A case report of cyclosporine-induced myopathy with subacute
Cyclosporine A (CsA) is a potent immunosuppressive agent originally used to prevent rejection after organ transplantation but now more frequently used for treatment of refractory autoimmune diseases. It can induce adverse effects, such as nephrotoxicity, gastrointestinal reactions, and gingival hyperplasia whist myopathy with subacute muscular atrophy are rare.

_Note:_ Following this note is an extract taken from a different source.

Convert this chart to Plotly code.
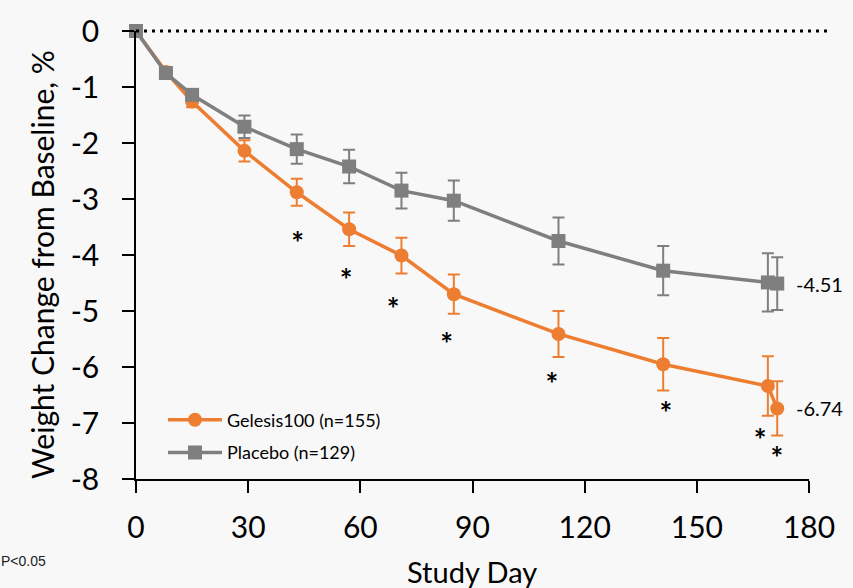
import plotly.graph_objects as go

# ---- data ----
days = [0, 8, 15, 29, 43, 57, 71, 85, 113, 141, 169, 171.5]
gelesis = [0, -0.73, -1.26, -2.14, -2.88, -3.54, -4.01, -4.70, -5.41, -5.95, -6.34, -6.74]
gelesis_err = [0, 0.06, 0.10, 0.19, 0.24, 0.30, 0.32, 0.35, 0.41, 0.47, 0.53, 0.485]
placebo = [0, -0.75, -1.14, -1.71, -2.11, -2.42, -2.85, -3.03, -3.75, -4.28, -4.49, -4.51]
placebo_err = [0, 0.05, 0.08, 0.20, 0.26, 0.30, 0.32, 0.36, 0.42, 0.44, 0.52, 0.47]

star_days = [43.2, 56.2, 68.8, 83.1, 111.2, 141.7, 166.9, 171.4]
star_vals = [-3.85, -4.51, -5.02, -5.65, -6.37, -6.89, -7.37, -7.69]

x_ticks = [0, 30, 60, 90, 120, 150, 180]
y_ticks = [0, -1, -2, -3, -4, -5, -6, -7, -8]

final_labels = [("-4.51", -4.51), ("-6.74", -6.74)]

ORANGE = "#ED7D31"
GRAY = "#7F7F7F"
FONT = "Lato"

fig = go.Figure()

fig.add_trace(go.Scatter(
    x=days, y=gelesis, name="Gelesis100 (n=155)", mode="lines+markers",
    line=dict(color=ORANGE, width=3.5),
    marker=dict(symbol="circle", size=14, color=ORANGE),
    error_y=dict(type="data", array=gelesis_err, color=ORANGE, thickness=2, width=6),
    cliponaxis=False, legend="legend",
))
fig.add_trace(go.Scatter(
    x=days, y=placebo, name="Placebo (n=129)", mode="lines+markers",
    line=dict(color=GRAY, width=3.5),
    marker=dict(symbol="square", size=14, color=GRAY),
    error_y=dict(type="data", array=placebo_err, color=GRAY, thickness=2, width=6),
    cliponaxis=False, legend="legend2",
))
fig.add_trace(go.Scatter(
    x=star_days, y=star_vals, mode="text", text=["<b>*</b>"] * len(star_days),
    textposition="middle center", textfont=dict(family=FONT, size=30, color="black"),
    showlegend=False, cliponaxis=False, hoverinfo="skip",
))

# dotted zero line (extends a little past the axis end)
fig.add_shape(type="line", xref="paper", yref="paper", x0=0, x1=1.032, y0=1, y1=1,
              line=dict(color="black", width=3, dash="3px,5px"), layer="above")

for txt, val in final_labels:
    fig.add_annotation(x=176.0, y=val, text=txt, showarrow=False, xanchor="left",
                       yanchor="middle", font=dict(family=FONT, size=20, color="black"))

# axis titles
fig.add_annotation(xref="paper", yref="paper", x=(472 - 136) / 673, y=(479 - 571) / 448,
                   text="Study Day", showarrow=False, xanchor="center", yanchor="middle",
                   font=dict(family=FONT, size=29, color="black"))
fig.add_annotation(xref="paper", yref="paper", x=(42 - 136) / 673, y=(479 - 265) / 448,
                   text="Weight Change from Baseline, %", showarrow=False, textangle=-90,
                   xanchor="center", yanchor="middle",
                   font=dict(family=FONT, size=30, color="black"))
fig.add_annotation(xref="paper", yref="paper", x=(-1 - 136) / 673, y=(479 - 561) / 448,
                   text="P<0.05", showarrow=False, xanchor="left", yanchor="middle",
                   font=dict(family="Liberation Sans", size=14, color="#222222"))

fig.update_layout(
    width=853, height=588,
    margin=dict(l=136, r=44, t=31, b=109),
    paper_bgcolor="#f8f8f8", plot_bgcolor="#f8f8f8",
    font=dict(family=FONT, color="black"),
    showlegend=True,
    legend=dict(x=(163 - 136) / 673, y=(479 - 420) / 448, xanchor="left", yanchor="middle",
                bgcolor="rgba(0,0,0,0)", font=dict(family=FONT, size=18), itemwidth=54),
    legend2=dict(x=(163 - 136) / 673, y=(479 - 452.7) / 448, xanchor="left", yanchor="middle",
                 bgcolor="rgba(0,0,0,0)", font=dict(family=FONT, size=18), itemwidth=54),
    xaxis=dict(range=[0, 180], tickvals=x_ticks, ticktext=[str(v) for v in x_ticks],
               showgrid=False, zeroline=False, showline=True, linecolor="black", linewidth=1.5,
               ticks="outside", ticklen=12, tickwidth=1.5, tickcolor="black",
               tickfont=dict(family=FONT, size=30), ticklabelstandoff=9),
    yaxis=dict(range=[-8, 0], tickvals=y_ticks, ticktext=[str(v) for v in y_ticks],
               showgrid=False, zeroline=False, showline=True, linecolor="black", linewidth=1.5,
               ticks="outside", ticklen=12, tickwidth=1.5, tickcolor="black",
               tickfont=dict(family=FONT, size=30), ticklabelstandoff=17),
)

fig.write_html("out.html", config={"displayModeBar": False},
               post_script="document.body.style.margin='0px';")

A 55-year-old male patient with idiopathic membranous nephropathy treated with cyclosporine A at 3 mg/kg/d and prednisone at 0.5 mg/kg.d for more than 20 days, gradually developed lower limb weakness, which were progressively aggravated until he was unable to stand or walk. A physical examination show muscle atrophy of both lower extremities, which was more severe in the right thigh muscle than the left, decreased muscular tension of the limbs was also observed.

Light microscopy and Transmission electron microscopy of muscle (quadriceps femoris) biopsy revealed drug-induced myopathy rather than neurogenic damage. Cyclosporine was withdrawn and replaced with cyclophosphamide tablets, prednisone remain unchanged and other symptomatic therapies were also administered.

His bilateral thigh muscle atrophy showed improvement and lower limb weakness was obviously alleviated and he could stand and walk with the help of others 4 weeks later. Gradually, his thigh muscle atrophy was alleviated so that he was able to walk independently. After follow-up, no similar symptoms were found in the patients.